Exercise instructions.
Reproduce the lines below exactly, from the one containing "Write a LaTeX" through the one containing "line width=1.8pt] coordinates", both included. Leave out any pictures.

┏━━

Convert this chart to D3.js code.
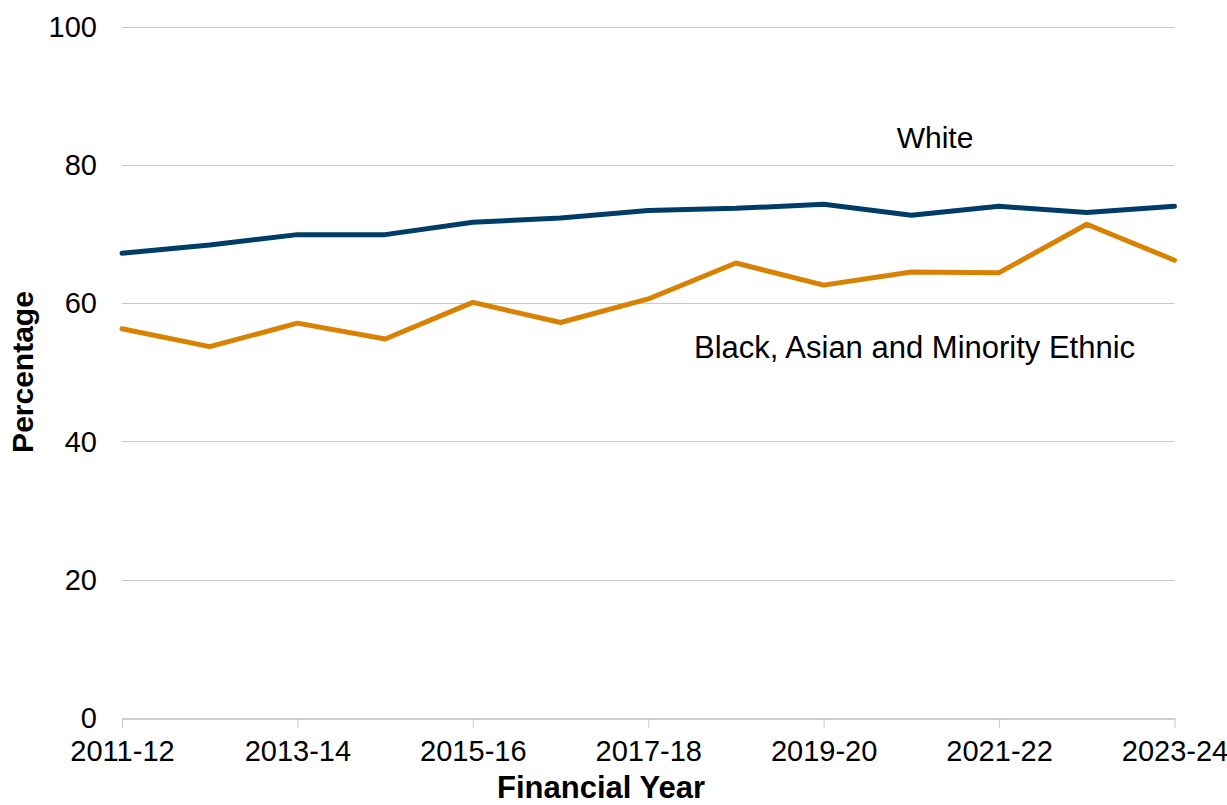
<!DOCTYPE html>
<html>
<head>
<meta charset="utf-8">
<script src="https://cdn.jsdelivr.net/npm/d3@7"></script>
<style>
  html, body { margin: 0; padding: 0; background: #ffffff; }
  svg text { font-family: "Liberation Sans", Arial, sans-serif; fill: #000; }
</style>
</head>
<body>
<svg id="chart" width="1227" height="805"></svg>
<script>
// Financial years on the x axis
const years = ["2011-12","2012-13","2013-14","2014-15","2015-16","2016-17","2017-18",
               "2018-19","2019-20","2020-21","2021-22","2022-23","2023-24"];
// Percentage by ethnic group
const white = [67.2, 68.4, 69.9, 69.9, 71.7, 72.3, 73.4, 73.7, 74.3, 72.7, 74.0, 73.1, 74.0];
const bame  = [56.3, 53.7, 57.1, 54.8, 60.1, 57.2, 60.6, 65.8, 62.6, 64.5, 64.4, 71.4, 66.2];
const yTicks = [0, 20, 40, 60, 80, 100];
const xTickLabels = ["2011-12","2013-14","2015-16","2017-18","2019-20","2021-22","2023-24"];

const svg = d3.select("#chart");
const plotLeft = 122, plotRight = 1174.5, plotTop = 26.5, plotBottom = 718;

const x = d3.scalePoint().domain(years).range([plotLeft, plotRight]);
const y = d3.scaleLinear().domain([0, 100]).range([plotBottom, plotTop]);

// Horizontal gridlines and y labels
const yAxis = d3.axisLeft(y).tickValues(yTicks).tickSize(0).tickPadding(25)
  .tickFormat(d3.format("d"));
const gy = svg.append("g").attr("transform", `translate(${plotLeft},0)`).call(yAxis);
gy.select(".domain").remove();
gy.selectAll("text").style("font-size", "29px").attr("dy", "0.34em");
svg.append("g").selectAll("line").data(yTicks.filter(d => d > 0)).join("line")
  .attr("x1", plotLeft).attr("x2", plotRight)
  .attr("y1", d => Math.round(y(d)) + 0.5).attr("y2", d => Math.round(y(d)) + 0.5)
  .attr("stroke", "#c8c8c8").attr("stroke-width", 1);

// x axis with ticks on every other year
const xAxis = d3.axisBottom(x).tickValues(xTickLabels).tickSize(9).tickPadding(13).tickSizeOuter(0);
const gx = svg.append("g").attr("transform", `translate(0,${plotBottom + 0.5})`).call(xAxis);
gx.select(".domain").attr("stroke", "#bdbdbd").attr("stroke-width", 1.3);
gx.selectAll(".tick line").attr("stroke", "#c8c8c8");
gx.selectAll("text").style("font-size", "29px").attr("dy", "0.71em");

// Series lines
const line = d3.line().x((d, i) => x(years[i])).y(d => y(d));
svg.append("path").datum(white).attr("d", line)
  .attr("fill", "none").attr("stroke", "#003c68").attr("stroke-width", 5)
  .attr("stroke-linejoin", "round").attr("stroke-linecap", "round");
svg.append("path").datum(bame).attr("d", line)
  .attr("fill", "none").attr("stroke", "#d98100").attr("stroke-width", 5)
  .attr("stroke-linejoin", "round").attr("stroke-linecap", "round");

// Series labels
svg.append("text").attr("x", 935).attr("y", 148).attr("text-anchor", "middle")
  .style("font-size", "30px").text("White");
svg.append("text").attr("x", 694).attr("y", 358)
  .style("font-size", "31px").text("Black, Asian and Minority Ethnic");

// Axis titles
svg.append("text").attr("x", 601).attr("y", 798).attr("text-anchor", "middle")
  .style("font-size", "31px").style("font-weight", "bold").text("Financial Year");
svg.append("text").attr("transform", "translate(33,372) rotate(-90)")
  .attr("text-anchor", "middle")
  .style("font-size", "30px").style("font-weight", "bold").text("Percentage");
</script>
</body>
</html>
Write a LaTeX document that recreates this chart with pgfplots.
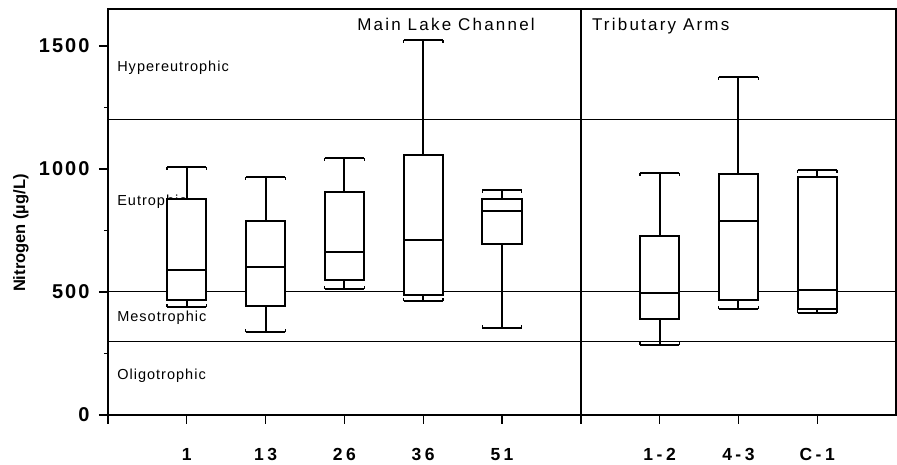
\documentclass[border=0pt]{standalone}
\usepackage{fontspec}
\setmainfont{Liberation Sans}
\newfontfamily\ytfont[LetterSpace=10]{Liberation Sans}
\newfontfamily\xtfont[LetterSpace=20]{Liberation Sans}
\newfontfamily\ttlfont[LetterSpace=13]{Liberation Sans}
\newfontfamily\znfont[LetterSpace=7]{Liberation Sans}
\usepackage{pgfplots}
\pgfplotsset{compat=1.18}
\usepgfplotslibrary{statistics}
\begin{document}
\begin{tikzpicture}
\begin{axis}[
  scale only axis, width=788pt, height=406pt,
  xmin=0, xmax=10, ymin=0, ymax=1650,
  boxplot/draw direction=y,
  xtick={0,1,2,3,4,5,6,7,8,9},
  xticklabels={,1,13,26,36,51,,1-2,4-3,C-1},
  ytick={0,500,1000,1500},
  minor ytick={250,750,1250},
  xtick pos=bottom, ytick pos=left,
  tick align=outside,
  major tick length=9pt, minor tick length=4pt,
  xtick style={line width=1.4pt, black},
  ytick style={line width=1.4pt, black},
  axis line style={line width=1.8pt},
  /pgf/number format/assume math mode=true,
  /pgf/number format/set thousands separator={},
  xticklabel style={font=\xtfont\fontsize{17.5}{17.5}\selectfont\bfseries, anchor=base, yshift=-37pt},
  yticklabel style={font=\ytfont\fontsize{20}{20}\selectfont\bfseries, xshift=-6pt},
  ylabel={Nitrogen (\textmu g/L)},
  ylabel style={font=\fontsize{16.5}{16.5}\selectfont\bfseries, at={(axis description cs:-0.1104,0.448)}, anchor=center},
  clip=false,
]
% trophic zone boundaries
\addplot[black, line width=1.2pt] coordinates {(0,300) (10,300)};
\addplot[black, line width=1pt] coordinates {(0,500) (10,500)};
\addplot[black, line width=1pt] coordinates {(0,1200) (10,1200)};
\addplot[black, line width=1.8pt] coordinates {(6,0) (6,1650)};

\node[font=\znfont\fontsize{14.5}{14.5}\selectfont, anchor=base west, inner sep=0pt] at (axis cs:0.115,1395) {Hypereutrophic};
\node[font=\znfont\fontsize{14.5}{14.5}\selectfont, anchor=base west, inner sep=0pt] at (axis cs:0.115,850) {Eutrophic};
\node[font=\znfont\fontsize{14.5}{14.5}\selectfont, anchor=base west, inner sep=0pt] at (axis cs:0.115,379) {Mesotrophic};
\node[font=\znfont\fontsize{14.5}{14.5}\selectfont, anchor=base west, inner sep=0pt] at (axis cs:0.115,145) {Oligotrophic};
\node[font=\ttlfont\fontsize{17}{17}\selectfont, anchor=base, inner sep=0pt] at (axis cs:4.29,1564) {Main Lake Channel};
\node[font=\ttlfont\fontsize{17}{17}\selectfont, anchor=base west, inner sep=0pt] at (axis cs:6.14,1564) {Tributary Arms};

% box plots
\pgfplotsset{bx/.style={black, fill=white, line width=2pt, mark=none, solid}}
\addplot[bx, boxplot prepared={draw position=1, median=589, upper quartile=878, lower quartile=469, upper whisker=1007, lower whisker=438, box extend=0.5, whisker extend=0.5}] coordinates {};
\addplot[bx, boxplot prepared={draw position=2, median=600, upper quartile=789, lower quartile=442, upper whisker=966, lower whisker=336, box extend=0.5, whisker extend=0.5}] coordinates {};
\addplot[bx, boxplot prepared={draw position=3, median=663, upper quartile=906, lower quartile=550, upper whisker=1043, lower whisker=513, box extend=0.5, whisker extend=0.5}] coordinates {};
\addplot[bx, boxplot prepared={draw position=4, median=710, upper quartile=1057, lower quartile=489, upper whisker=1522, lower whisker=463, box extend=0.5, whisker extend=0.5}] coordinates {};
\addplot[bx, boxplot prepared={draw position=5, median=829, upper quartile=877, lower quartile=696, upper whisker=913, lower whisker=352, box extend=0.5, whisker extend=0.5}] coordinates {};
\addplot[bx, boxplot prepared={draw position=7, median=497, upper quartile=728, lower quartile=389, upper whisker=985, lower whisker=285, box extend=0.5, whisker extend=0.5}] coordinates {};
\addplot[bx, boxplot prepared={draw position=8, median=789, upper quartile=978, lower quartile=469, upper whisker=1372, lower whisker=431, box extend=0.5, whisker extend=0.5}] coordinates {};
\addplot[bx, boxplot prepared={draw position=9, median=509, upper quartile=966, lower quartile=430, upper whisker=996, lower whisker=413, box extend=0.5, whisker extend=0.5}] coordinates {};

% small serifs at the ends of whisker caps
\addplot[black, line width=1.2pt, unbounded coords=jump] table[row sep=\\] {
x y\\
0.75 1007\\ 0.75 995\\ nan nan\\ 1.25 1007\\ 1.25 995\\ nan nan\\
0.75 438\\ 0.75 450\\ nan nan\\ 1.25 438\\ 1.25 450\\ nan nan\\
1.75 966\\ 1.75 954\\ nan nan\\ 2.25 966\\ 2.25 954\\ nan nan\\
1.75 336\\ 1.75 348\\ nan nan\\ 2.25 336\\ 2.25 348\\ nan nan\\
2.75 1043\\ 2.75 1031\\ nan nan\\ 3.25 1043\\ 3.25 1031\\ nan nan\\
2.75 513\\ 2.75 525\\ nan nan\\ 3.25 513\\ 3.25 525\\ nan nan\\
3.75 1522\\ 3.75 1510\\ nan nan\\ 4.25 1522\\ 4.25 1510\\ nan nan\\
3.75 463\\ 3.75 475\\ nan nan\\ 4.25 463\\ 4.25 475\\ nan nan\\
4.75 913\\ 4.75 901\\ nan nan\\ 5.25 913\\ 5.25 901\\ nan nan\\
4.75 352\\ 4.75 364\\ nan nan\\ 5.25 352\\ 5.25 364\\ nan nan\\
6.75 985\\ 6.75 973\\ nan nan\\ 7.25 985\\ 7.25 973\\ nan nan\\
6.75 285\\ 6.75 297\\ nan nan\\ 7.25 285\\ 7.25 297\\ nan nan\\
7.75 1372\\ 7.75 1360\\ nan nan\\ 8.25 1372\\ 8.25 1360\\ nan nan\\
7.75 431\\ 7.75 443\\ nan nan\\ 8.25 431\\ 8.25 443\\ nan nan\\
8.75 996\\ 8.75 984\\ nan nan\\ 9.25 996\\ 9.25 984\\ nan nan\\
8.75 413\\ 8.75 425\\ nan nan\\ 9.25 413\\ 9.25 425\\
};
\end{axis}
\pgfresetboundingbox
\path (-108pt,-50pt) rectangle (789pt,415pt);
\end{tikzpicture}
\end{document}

┗━━

Response to the task.
Write a LaTeX document that recreates this chart with pgfplots.
\documentclass[border=0pt]{standalone}
\usepackage{fontspec}
\setmainfont{Liberation Sans}
\newfontfamily\ytfont[LetterSpace=10]{Liberation Sans}
\newfontfamily\xtfont[LetterSpace=20]{Liberation Sans}
\newfontfamily\ttlfont[LetterSpace=13]{Liberation Sans}
\newfontfamily\znfont[LetterSpace=7]{Liberation Sans}
\usepackage{pgfplots}
\pgfplotsset{compat=1.18}
\usepgfplotslibrary{statistics}
\begin{document}
\begin{tikzpicture}
\begin{axis}[
  scale only axis, width=788pt, height=406pt,
  xmin=0, xmax=10, ymin=0, ymax=1650,
  boxplot/draw direction=y,
  xtick={0,1,2,3,4,5,6,7,8,9},
  xticklabels={,1,13,26,36,51,,1-2,4-3,C-1},
  ytick={0,500,1000,1500},
  minor ytick={250,750,1250},
  xtick pos=bottom, ytick pos=left,
  tick align=outside,
  major tick length=9pt, minor tick length=4pt,
  xtick style={line width=1.4pt, black},
  ytick style={line width=1.4pt, black},
  axis line style={line width=1.8pt},
  /pgf/number format/assume math mode=true,
  /pgf/number format/set thousands separator={},
  xticklabel style={font=\xtfont\fontsize{17.5}{17.5}\selectfont\bfseries, anchor=base, yshift=-37pt},
  yticklabel style={font=\ytfont\fontsize{20}{20}\selectfont\bfseries, xshift=-6pt},
  ylabel={Nitrogen (\textmu g/L)},
  ylabel style={font=\fontsize{16.5}{16.5}\selectfont\bfseries, at={(axis description cs:-0.1104,0.448)}, anchor=center},
  clip=false,
]
% trophic zone boundaries
\addplot[black, line width=1.2pt] coordinates {(0,300) (10,300)};
\addplot[black, line width=1pt] coordinates {(0,500) (10,500)};
\addplot[black, line width=1pt] coordinates {(0,1200) (10,1200)};
\addplot[black, line width=1.8pt] coordinates {(6,0) (6,1650)};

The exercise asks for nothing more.